A derrota quase certa do califado pode trazer consigo uma nova guerra, tão sangrenta quanto as que se travam hoje e com lealdades menos definidas. Ontem começou a sexta sessão de negociações encabeçadas por Rússia, Turquia e Irão em Astana, no Cazaquistão, onde as três potências estrangeiras, que se vêm aproximando noutros temas, procuravam acordos de cessar-fogo para algumas regiões ainda quentes. Até hoje, porém, nada saiu de relevo do eixo de Astana, mas isso pode mudar em breve, à medida que os grupos rebeldes apoiados por países do Golfo vão perdendo a atenção do mundo, vão deixando de ter as armas enviadas nos seis anos de conflito e se sentem pressionados para acomodar mais exigências do regime (ver texto ao lado).
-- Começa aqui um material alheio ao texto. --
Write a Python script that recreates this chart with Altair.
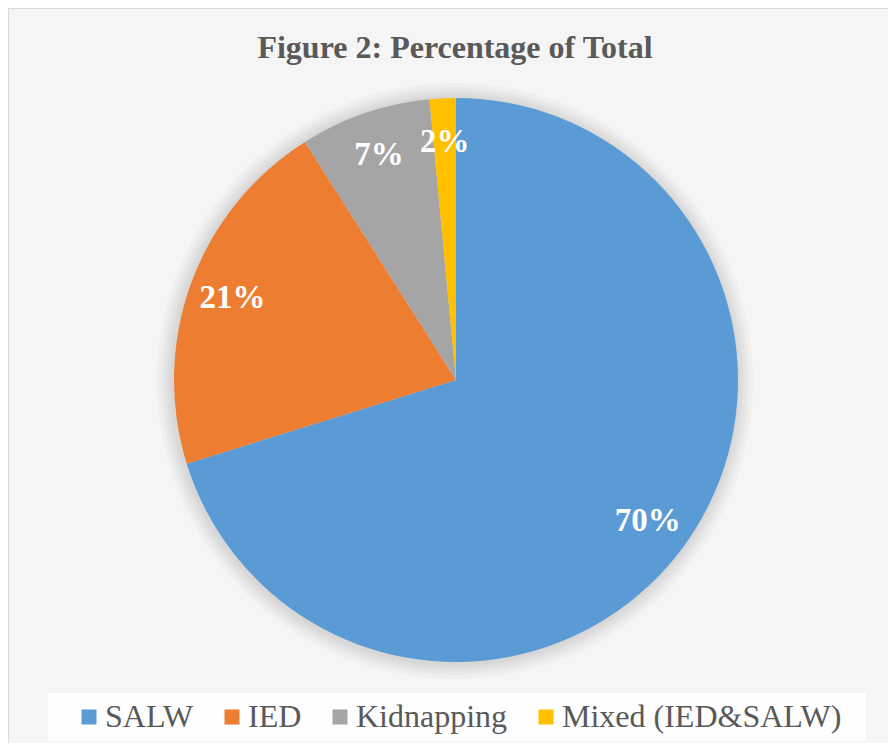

Mas, mesmo um acordo entre o regime e os rebeldes de Idlib não assegurará a paz depois do Estado Islâmico. São os curdos quem estão em vias de tomar Raqqa, os mesmos que dominam uma vasta faixa de território no norte do país e tanto perturbam a Turquia, que se preocupa com a ligação aos seus próprios grupos separatistas. E são também eles que insistem em clamar o direito à autodeterminação que poucos imaginam que lhes vá ser cedida pelo regime ou os seus patrocinadores estrangeiros, principalmente tendo em conta a nova amizade turca. A guerra pode estalar de novo nos mesmos territórios em que o Estado Islâmico será derrotado em breve.